■ **EXERCISE PROMPT**
The required output consists solely of the lines from the one containing "Write a Python" down to the one containing "from matplotlib.cm import ScalarMappable", both included, each quoted exactly.

■ **GIVEN INFORMATION**
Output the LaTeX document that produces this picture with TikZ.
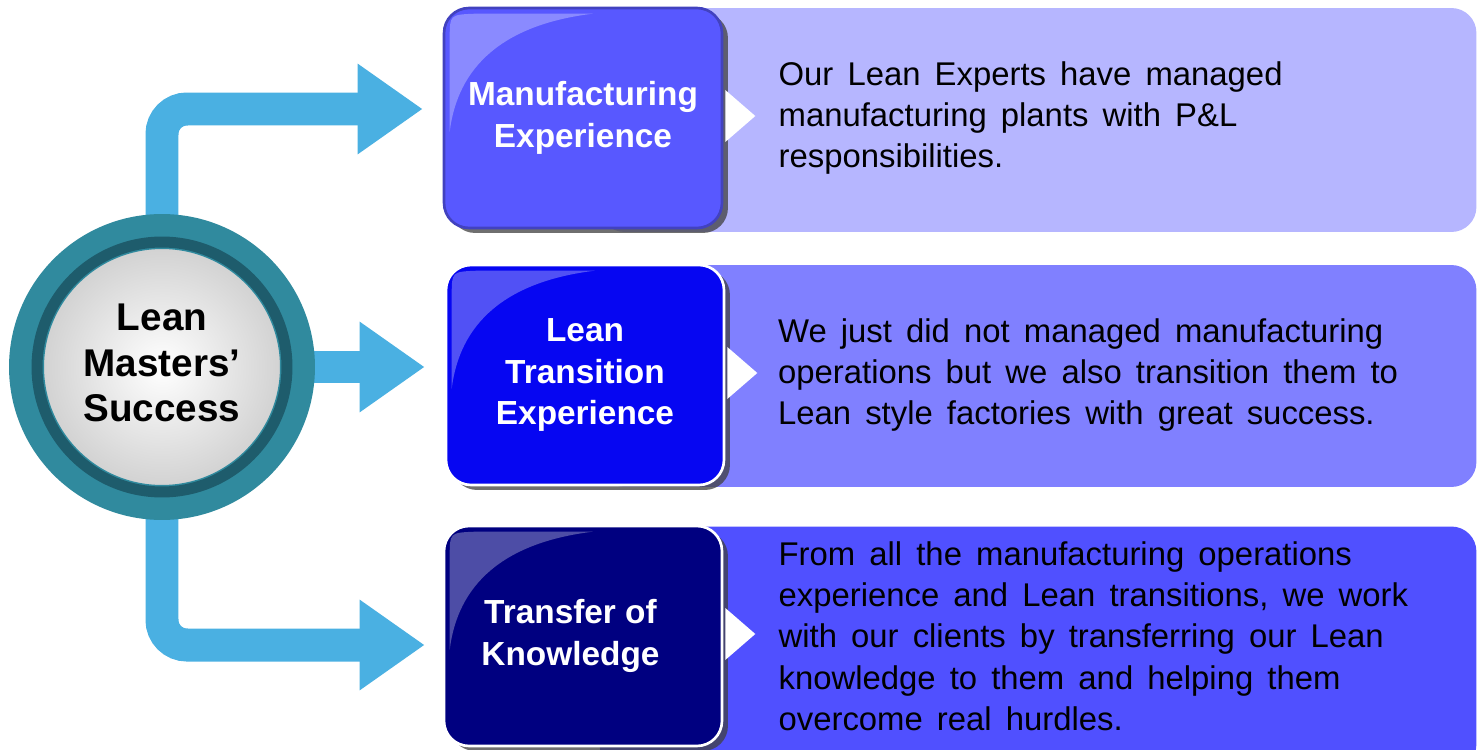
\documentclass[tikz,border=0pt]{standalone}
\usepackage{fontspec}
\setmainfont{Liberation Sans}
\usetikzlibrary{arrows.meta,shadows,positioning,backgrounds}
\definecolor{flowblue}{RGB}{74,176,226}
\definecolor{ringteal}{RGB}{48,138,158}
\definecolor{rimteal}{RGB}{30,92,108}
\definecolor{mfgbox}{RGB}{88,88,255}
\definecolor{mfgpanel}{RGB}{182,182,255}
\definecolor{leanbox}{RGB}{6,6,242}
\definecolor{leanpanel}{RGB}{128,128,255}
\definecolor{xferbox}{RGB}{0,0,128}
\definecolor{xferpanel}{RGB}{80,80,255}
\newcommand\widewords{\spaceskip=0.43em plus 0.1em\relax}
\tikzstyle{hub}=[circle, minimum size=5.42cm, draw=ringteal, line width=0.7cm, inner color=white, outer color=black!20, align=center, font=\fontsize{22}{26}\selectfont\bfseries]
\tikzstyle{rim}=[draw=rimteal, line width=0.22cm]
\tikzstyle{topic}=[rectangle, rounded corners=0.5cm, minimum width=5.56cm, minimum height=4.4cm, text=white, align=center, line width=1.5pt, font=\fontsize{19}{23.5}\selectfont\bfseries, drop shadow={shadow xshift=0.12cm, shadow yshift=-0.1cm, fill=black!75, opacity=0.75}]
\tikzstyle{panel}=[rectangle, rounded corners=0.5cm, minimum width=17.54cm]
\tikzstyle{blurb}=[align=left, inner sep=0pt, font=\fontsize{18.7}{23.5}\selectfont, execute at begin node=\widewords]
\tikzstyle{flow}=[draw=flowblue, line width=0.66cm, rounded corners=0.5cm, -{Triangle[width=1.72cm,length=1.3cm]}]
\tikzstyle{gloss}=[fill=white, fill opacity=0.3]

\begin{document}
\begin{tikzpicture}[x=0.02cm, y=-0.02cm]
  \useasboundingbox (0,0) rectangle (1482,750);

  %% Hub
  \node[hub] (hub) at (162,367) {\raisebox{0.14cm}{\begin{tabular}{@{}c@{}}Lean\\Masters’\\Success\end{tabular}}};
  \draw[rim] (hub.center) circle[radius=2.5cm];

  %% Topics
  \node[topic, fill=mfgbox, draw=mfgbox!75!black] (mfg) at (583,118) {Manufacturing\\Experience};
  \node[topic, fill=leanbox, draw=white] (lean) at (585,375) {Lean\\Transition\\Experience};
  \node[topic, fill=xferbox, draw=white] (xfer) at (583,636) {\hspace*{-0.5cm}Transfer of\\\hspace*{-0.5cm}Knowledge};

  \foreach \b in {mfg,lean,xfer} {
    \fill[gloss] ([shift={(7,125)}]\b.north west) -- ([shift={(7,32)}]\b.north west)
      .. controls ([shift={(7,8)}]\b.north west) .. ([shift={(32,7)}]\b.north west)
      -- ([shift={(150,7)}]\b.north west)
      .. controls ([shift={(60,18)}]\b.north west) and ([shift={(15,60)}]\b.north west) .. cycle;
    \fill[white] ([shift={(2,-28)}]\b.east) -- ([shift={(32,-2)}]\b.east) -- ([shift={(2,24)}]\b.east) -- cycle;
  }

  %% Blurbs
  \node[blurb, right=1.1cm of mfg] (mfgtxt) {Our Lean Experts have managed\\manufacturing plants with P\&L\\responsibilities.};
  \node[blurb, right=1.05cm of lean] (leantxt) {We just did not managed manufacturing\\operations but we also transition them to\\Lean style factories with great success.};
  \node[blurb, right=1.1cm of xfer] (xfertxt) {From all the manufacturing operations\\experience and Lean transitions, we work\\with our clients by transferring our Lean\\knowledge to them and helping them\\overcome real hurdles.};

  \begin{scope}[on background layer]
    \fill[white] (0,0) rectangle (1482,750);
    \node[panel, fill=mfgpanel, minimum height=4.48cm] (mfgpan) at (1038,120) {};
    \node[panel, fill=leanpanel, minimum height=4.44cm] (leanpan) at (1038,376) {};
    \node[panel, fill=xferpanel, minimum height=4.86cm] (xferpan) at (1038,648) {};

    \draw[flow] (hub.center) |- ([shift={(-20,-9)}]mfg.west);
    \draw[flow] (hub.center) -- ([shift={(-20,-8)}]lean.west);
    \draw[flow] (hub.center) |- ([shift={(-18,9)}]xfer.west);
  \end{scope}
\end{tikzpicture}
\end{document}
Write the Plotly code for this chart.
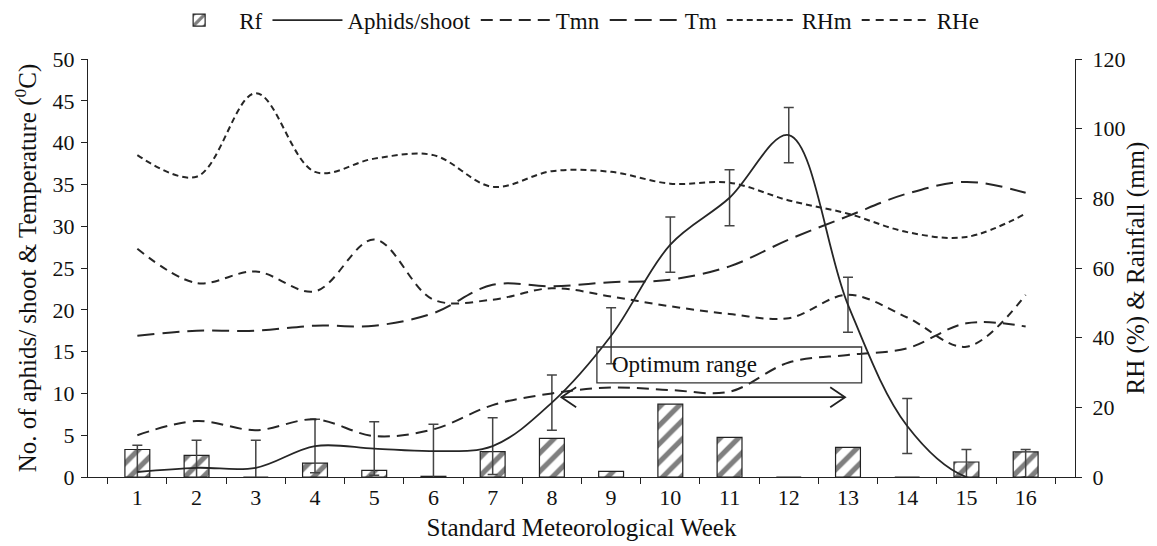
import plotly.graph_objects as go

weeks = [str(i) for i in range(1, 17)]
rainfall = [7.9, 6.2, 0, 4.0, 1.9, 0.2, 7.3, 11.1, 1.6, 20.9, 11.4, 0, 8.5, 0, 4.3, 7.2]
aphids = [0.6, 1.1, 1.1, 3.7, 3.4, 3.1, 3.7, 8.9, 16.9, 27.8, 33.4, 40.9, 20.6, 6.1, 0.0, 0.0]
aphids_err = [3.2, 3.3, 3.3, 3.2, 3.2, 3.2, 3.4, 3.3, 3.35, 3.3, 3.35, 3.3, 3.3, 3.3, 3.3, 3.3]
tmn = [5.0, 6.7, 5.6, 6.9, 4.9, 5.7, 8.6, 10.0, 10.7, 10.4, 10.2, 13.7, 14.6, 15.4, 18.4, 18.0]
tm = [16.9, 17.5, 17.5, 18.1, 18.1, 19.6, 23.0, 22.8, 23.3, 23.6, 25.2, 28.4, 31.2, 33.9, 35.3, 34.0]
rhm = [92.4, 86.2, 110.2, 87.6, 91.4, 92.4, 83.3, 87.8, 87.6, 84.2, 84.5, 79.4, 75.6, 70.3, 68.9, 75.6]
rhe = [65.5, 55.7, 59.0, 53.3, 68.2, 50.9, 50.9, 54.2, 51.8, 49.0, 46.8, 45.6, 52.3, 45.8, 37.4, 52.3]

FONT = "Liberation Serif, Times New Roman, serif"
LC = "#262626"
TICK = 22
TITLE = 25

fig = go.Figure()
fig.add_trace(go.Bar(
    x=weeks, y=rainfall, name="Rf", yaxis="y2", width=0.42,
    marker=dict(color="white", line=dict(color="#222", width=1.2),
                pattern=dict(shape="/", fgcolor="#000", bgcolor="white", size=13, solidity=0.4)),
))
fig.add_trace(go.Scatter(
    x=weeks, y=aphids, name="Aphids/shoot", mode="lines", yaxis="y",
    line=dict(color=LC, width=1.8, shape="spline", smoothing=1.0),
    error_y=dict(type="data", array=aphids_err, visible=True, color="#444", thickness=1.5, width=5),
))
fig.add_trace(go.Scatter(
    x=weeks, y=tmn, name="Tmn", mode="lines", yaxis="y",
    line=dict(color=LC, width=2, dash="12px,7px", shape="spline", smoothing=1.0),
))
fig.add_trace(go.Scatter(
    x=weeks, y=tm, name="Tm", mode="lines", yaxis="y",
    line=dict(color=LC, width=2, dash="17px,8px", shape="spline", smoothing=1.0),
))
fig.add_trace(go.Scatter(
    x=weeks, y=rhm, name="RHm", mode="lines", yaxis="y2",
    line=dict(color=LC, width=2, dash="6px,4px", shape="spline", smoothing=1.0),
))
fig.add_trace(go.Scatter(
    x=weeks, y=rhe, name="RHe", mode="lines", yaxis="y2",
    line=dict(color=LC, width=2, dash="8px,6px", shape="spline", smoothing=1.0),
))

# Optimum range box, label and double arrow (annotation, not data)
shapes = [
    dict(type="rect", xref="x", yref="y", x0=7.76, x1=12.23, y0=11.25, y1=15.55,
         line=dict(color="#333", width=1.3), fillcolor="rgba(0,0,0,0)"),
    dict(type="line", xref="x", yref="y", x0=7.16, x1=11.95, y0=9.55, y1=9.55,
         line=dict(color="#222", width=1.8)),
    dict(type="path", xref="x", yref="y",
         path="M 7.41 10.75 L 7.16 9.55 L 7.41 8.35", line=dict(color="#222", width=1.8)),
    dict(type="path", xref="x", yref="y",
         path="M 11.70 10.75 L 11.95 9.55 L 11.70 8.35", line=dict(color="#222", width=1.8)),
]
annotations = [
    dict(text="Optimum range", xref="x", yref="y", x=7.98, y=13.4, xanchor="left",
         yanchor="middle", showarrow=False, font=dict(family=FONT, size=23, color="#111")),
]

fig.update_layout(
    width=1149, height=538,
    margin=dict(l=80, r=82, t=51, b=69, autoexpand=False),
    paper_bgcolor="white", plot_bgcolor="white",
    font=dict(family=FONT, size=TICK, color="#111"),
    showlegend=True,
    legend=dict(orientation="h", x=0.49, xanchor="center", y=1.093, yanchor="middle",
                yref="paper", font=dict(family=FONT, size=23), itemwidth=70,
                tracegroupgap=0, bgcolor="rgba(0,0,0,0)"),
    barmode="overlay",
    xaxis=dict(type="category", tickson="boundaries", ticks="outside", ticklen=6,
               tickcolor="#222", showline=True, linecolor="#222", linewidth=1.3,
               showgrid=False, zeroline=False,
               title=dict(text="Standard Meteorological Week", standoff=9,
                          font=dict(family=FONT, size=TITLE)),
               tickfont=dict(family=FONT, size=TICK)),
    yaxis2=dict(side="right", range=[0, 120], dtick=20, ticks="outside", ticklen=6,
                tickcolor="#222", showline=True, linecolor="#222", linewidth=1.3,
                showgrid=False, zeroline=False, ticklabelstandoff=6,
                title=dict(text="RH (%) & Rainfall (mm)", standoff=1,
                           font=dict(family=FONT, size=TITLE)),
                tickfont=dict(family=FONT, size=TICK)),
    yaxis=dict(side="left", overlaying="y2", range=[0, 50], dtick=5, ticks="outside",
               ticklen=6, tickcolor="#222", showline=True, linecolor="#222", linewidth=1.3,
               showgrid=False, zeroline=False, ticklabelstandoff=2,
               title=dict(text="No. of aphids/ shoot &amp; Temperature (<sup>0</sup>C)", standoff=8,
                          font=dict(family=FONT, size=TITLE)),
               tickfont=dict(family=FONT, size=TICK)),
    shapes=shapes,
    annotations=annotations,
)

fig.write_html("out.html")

---

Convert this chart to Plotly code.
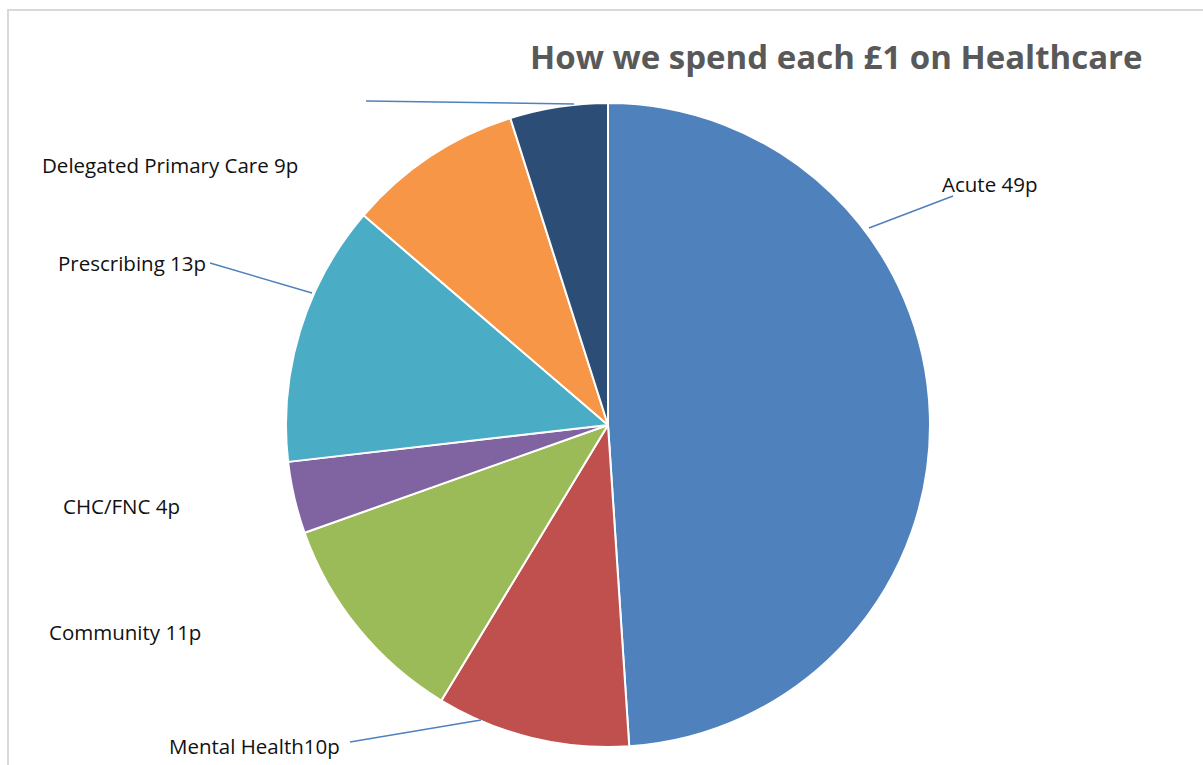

* * *

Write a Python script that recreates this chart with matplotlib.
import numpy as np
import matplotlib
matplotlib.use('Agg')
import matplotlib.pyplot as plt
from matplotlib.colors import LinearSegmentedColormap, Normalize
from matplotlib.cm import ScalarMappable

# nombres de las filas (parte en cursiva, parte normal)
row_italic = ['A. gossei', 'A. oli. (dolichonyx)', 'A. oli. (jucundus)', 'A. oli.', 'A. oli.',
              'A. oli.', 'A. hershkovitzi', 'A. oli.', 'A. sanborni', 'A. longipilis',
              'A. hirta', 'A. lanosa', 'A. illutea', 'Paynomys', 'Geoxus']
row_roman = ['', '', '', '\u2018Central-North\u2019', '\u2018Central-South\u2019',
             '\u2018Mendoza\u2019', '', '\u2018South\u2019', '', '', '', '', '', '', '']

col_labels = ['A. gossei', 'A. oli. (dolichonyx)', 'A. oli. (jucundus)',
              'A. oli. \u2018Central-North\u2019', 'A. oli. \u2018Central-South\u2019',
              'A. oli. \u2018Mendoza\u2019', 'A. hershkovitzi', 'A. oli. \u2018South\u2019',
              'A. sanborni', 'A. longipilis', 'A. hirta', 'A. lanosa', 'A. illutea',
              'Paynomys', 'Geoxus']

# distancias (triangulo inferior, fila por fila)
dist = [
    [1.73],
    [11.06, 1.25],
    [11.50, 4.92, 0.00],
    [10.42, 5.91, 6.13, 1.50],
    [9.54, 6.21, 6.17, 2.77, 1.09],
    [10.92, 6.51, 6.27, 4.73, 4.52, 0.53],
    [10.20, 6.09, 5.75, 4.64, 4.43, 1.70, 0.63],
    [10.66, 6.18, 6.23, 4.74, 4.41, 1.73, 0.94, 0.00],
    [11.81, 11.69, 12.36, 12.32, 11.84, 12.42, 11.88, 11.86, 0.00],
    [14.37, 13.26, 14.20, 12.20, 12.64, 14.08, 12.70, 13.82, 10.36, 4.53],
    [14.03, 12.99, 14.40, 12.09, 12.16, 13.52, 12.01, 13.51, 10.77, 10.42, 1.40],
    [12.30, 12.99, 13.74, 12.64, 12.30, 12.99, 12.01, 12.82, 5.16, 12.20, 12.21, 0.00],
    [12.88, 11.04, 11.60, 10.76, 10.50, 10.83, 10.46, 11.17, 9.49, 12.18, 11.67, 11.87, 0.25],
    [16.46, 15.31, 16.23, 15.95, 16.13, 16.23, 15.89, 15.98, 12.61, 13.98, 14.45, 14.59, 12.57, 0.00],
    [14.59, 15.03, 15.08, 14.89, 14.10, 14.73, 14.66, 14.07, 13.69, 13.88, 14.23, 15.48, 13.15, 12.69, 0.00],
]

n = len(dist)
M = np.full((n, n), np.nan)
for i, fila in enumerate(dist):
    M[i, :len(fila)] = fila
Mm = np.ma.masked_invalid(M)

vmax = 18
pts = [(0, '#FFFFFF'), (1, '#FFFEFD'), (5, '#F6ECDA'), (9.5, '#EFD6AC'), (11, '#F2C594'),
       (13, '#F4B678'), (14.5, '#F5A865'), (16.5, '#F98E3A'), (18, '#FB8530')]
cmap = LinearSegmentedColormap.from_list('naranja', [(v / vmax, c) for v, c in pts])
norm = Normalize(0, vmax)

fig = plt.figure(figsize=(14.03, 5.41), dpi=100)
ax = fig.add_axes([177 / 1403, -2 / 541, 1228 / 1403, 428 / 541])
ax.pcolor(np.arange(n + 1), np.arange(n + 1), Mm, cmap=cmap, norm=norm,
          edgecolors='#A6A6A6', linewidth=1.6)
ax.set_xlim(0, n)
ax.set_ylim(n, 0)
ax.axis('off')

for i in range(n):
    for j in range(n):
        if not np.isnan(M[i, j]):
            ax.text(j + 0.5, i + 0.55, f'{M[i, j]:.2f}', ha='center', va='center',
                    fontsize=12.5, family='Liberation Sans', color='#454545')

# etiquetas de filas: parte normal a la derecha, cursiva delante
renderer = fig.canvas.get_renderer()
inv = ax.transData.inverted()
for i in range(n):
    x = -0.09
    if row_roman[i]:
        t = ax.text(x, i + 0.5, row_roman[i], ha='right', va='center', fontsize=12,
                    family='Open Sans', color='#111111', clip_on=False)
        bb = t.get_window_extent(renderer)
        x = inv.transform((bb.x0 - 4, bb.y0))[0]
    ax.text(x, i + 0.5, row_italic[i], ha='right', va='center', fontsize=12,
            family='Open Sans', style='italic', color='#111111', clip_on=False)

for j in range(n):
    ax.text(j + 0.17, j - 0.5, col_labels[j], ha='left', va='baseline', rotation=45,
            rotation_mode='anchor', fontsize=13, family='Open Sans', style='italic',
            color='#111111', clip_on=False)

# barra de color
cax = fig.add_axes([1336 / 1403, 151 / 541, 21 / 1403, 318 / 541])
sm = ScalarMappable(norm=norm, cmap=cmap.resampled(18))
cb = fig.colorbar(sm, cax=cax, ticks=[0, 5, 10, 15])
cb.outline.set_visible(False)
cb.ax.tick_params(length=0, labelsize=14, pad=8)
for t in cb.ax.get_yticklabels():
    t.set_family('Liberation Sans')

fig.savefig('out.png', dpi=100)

■ **WRITTEN SOLUTION**
Write a Python script that recreates this chart with matplotlib.
import numpy as np
import matplotlib
matplotlib.use('Agg')
import matplotlib.pyplot as plt
from matplotlib.colors import LinearSegmentedColormap, Normalize
from matplotlib.cm import ScalarMappable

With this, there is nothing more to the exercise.